Tehran "not very happy" with Iraq-US security bill
Tehran is "not very happy" with the security agreement inked between Iraq and the United States that sets a schedule for the withdrawal of US forces, Iran's Vice Foreign Minister Hossein Sheikholeslam said Sunday.
"We are not very happy with the security agreement," said Sheikholeslam, as quoted by the ISNA news agency. "The agreement should have rather been decided by the people through a referendum."
Under the security agreement, agreed to by the Iraqi parliament Thursday, US troops would withdraw from Iraqi cities by the end of June 2009 and from the rest of the country by the end of 2011, dpa reported.

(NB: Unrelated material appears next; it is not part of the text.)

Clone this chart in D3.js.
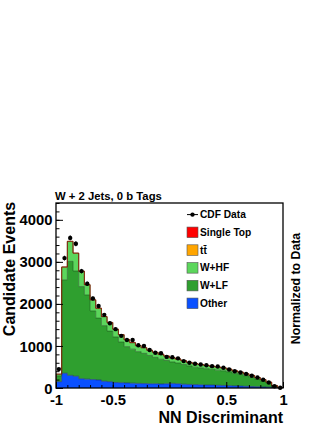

A senior Iranian cleric said at a Friday prayer ceremony that Iraqis only approved the security agreement under pressure.
"The Iraqis were told (by the United States) to either accept it or face the consequences," Ayatollah Ahmad Jannati, spokesman of the influential Guardian Council, said.
Iran's Parliament Speaker Ali Larijani said last week that, considering the capability of the Iraqi government to run the country, the withdrawal of the US forces should come sooner than 2011.
Tehran's strong opposition to the security agreement is an open secret. But observers believe that, in order not to harm relations with the Iraqi government, and especially with the administration of US president-elect Barack Obama, Iran has for the time being decided to adopt a soft stance on the issue.